Let’s not make the mistake of the Romeo And Juliet Effect with our children. Here’s how it breeds defiance.
See, it would probably work better to focus on the attributes rather than a specific person.
Personally, I want my children to one day date (and eventually marry) people with the characteristics of X, Y, and Z.
I want to first encourage X, Y, and Z in my children. And then cheer them on to find friends and spouses with the same attributes.
Saying, “I absolutely forbid this.” is a ticket to rebellion.
As already noted, this needs to be an internal change, not an external rule.
For internal changes stick.
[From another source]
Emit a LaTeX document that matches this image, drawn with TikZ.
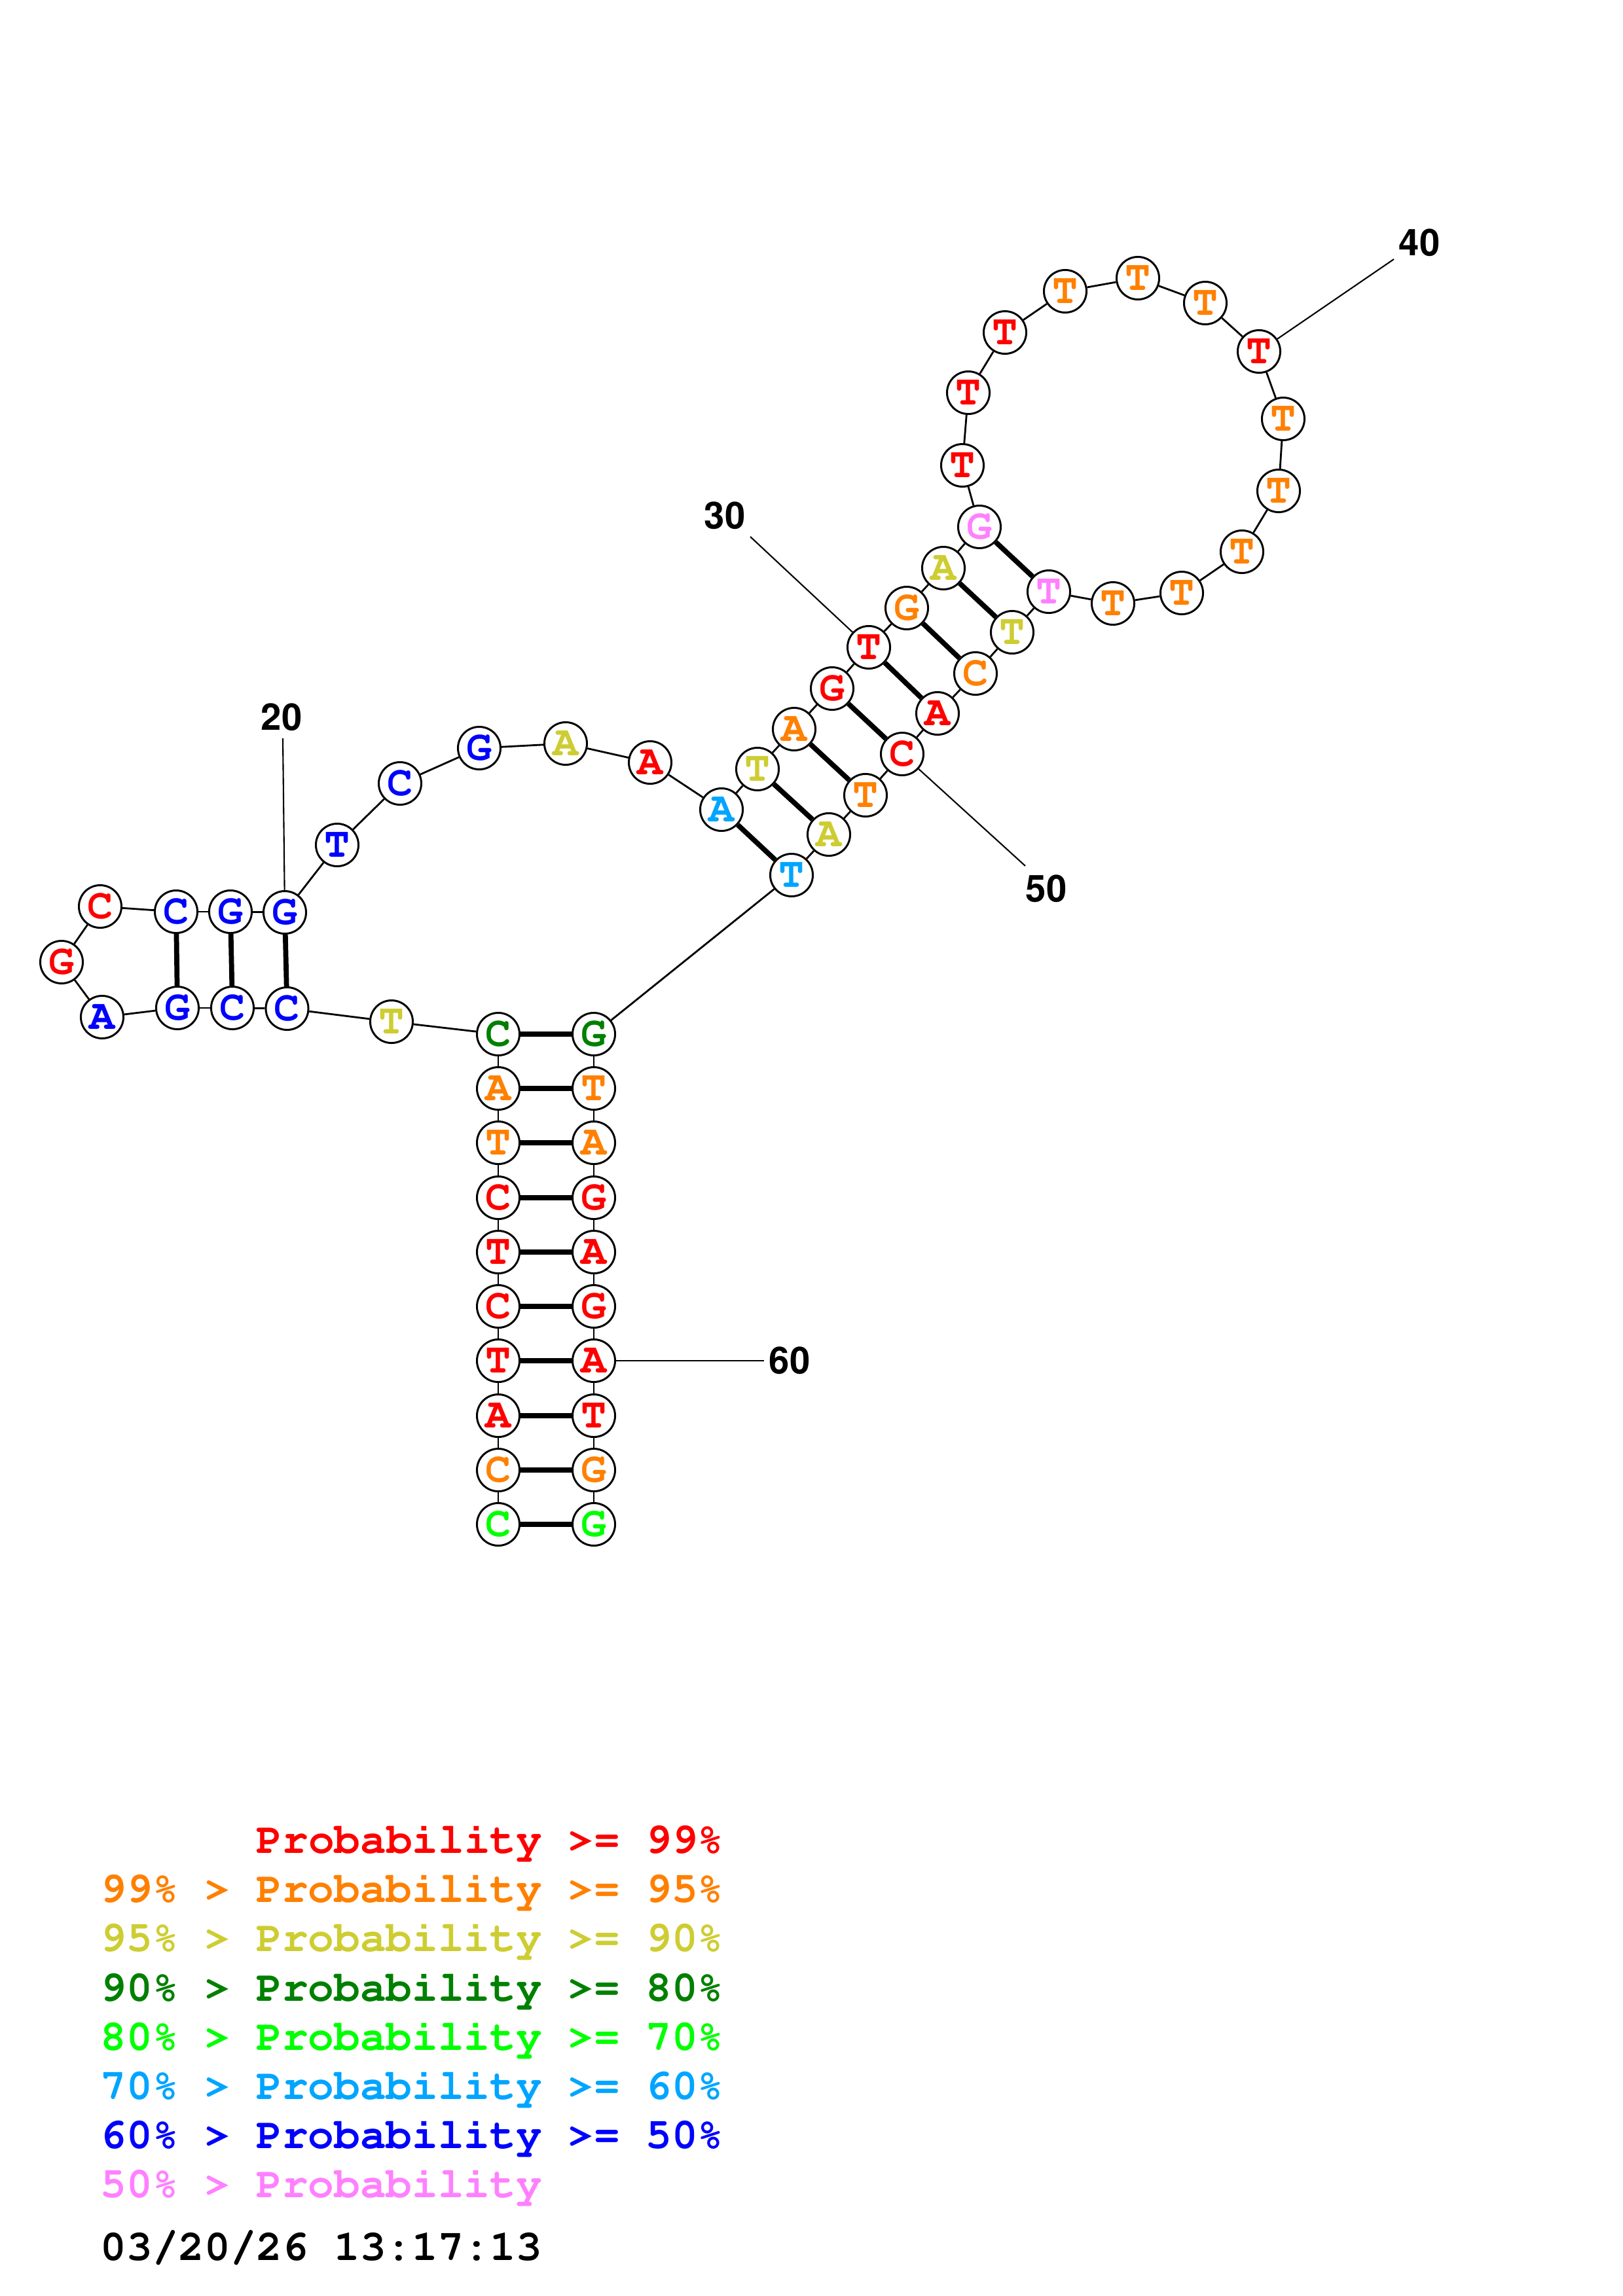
\documentclass[tikz,border=0pt]{standalone}
\usepackage[T1]{fontenc}
\definecolor{cR}{RGB}{255,0,0}
\definecolor{cO}{RGB}{255,128,0}
\definecolor{cY}{RGB}{205,205,50}
\definecolor{cDG}{RGB}{0,128,0}
\definecolor{cLG}{RGB}{0,255,0}
\definecolor{cSB}{RGB}{0,165,255}
\definecolor{cB}{RGB}{0,0,255}
\definecolor{cP}{RGB}{255,128,255}
\newcommand{\ntfont}{\fontfamily{pcr}\fontseries{b}\fontsize{18.5}{18.5}\selectfont}
\newcommand{\lgfont}{\fontfamily{pcr}\fontseries{b}\fontsize{18.8}{20}\selectfont}
\newcommand{\numfont}{\fontfamily{phv}\fontseries{b}\fontsize{16}{16}\selectfont}
\tikzset{
  nt/.style={circle, draw=black, line width=0.85pt, minimum size=0.65cm, inner sep=0pt, fill=white, font=\ntfont},
  bb/.style={line width=0.8pt},
  bp/.style={line width=2.2pt},
  lbl/.style={font=\numfont, inner sep=0pt},
  lbline/.style={line width=0.6pt},
  lg/.style={font=\lgfont, anchor=base west, inner sep=0pt}
}
\begin{document}
\begin{tikzpicture}[x=0.01cm, y=-0.01cm]
\useasboundingbox (0,0) rectangle (2479,3508);
% stem left
\node[nt,text=cLG] (n1) at (761,2329) {C};
\node[nt,text=cO] (n2) at (761,2246) {C};
\node[nt,text=cR] (n3) at (761,2163) {A};
\node[nt,text=cR] (n4) at (761,2079) {T};
\node[nt,text=cR] (n5) at (761,1996) {C};
\node[nt,text=cR] (n6) at (761,1913) {T};
\node[nt,text=cR] (n7) at (761,1830) {C};
\node[nt,text=cO] (n8) at (761,1746) {T};
\node[nt,text=cO] (n9) at (761,1663) {A};
\node[nt,text=cDG] (n10) at (761,1580) {C};
\node[nt,text=cY] (n11) at (598,1561) {T};
\node[nt,text=cB] (n12) at (438.5,1541) {C};
\node[nt,text=cB] (n13) at (355,1540) {C};
\node[nt,text=cB] (n14) at (271,1540) {G};
\node[nt,text=cB] (n15) at (156,1554) {A};
\node[nt,text=cR] (n16) at (94,1470) {G};
\node[nt,text=cR] (n17) at (153,1385) {C};
\node[nt,text=cB] (n18) at (269,1393) {C};
\node[nt,text=cB] (n19) at (352,1393) {G};
\node[nt,text=cB] (n20) at (435,1394) {G};
\node[nt,text=cB] (n21) at (515,1291) {T};
\node[nt,text=cB] (n22) at (611,1197) {C};
\node[nt,text=cB] (n23) at (732,1143) {G};
\node[nt,text=cY] (n24) at (864,1136) {A};
\node[nt,text=cR] (n25) at (993,1165) {A};
\node[nt,text=cSB] (n26) at (1102,1237) {A};
\node[nt,text=cY] (n27) at (1157,1175) {T};
\node[nt,text=cO] (n28) at (1213,1114) {A};
\node[nt,text=cR] (n29) at (1271,1052) {G};
\node[nt,text=cR] (n30) at (1327,989) {T};
\node[nt,text=cO] (n31) at (1385,929) {G};
\node[nt,text=cY] (n32) at (1441,868) {A};
\node[nt,text=cP] (n33) at (1496,805) {G};
\node[nt,text=cR] (n34) at (1470,711) {T};
\node[nt,text=cR] (n35) at (1479,600) {T};
\node[nt,text=cR] (n36) at (1535,508) {T};
\node[nt,text=cO] (n37) at (1627,445) {T};
\node[nt,text=cO] (n38) at (1738,425) {T};
\node[nt,text=cO] (n39) at (1841,463) {T};
\node[nt,text=cR] (n40) at (1923,537) {T};
\node[nt,text=cO] (n41) at (1960,640) {T};
\node[nt,text=cO] (n42) at (1953,750) {T};
\node[nt,text=cO] (n43) at (1897,843) {T};
\node[nt,text=cO] (n44) at (1805,906) {T};
\node[nt,text=cO] (n45) at (1700,922) {T};
\node[nt,text=cP] (n46) at (1602,904) {T};
\node[nt,text=cY] (n47) at (1546,966) {T};
\node[nt,text=cO] (n48) at (1490,1029) {C};
\node[nt,text=cR] (n49) at (1432,1090) {A};
\node[nt,text=cR] (n50) at (1378,1152) {C};
\node[nt,text=cO] (n51) at (1322,1215) {T};
\node[nt,text=cY] (n52) at (1266,1275) {A};
\node[nt,text=cSB] (n53) at (1209,1337) {T};
% stem right
\node[nt,text=cDG] (n54) at (907,1580) {G};
\node[nt,text=cO] (n55) at (907,1663) {T};
\node[nt,text=cO] (n56) at (907,1746) {A};
\node[nt,text=cR] (n57) at (907,1830) {G};
\node[nt,text=cR] (n58) at (907,1913) {A};
\node[nt,text=cR] (n59) at (907,1996) {G};
\node[nt,text=cR] (n60) at (907,2079) {A};
\node[nt,text=cR] (n61) at (907,2163) {T};
\node[nt,text=cO] (n62) at (907,2246) {G};
\node[nt,text=cLG] (n63) at (907,2329) {G};
% backbone
\foreach \i in {1,...,62}{
  \pgfmathtruncatemacro\j{\i+1}
  \draw[bb] (n\i) -- (n\j);
}
% base pairs
\foreach \i in {1,...,10}{
  \pgfmathtruncatemacro\j{64-\i}
  \draw[bp] (n\i) -- (n\j);
}
\foreach \a/\b in {12/20,13/19,14/18,26/53,27/52,28/51,29/50,30/49,31/48,32/47,33/46}{
  \draw[bp] (n\a) -- (n\b);
}
% number labels
\node[lbl] (L20) at (430,1096) {20};
\node[lbl] (L30) at (1107,788) {30};
\node[lbl] (L40) at (2168,371) {40};
\node[lbl] (L50) at (1598,1358) {50};
\node[lbl] (L60) at (1206,2079) {60};
\coordinate (e20) at (432,1128);
\coordinate (e30) at (1146,820);
\coordinate (e40) at (2129,396);
\coordinate (e50) at (1566,1323);
\coordinate (e60) at (1167,2079);
\draw[lbline] (e20) -- (n20);
\draw[lbline] (e30) -- (n30);
\draw[lbline] (e40) -- (n40);
\draw[lbline] (e50) -- (n50);
\draw[lbline] (e60) -- (n60);
% legend
\node[lg,text=cR] (g1) at (391,2831) {Probability >= 99\%};
\node[lg,text=cO] (g2) at (153,2906) {99\% > Probability >= 95\%};
\node[lg,text=cY] (g3) at (153,2981) {95\% > Probability >= 90\%};
\node[lg,text=cDG] (g4) at (153,3057) {90\% > Probability >= 80\%};
\node[lg,text=cLG] (g5) at (153,3132) {80\% > Probability >= 70\%};
\node[lg,text=cSB] (g6) at (153,3207) {70\% > Probability >= 60\%};
\node[lg,text=cB] (g7) at (153,3282) {60\% > Probability >= 50\%};
\node[lg,text=cP] (g8) at (153,3357) {50\% > Probability};
\node[lg,text=black] (g9) at (153,3453) {03/20/26 13:17:13};
\end{tikzpicture}
\end{document}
And external rules are meant to be broken.
Understand: This is about wanting what you can not have.
Nothing illustrates the boomerang quality of parental pressure on adolescent behavior quite so clearly as a phenomenon known as the “Romeo and Juliet effect.” As we know, Romeo Montague and Juliet Capulet were the ill-fated Shakespearean characters whose love was doomed by a feud between their families. Defying all parental attempts to keep them apart, the teenagers won a lasting union in their tragic act of twin suicide, an ultimate assertion of free will. The intensity of the couple’s feelings and actions has always been a source of wonderment and puzzlement to observers of the play. How could such inordinate devotion develop so quickly in a pair so young? A romantic might suggest rare and perfect love. A social scientist, though, might point to the role of parental interference and the psychological reactance it can produce. Perhaps the passion of Romeo and Juliet was not initially so consuming that it transcended the extensive barriers erected by the families. Perhaps, instead, it was fueled to a white heat by the placement of those barriers. Could it be that had the youngsters been left to their own devices, their inflamed devotion would have amounted to no more than a flicker of puppy love?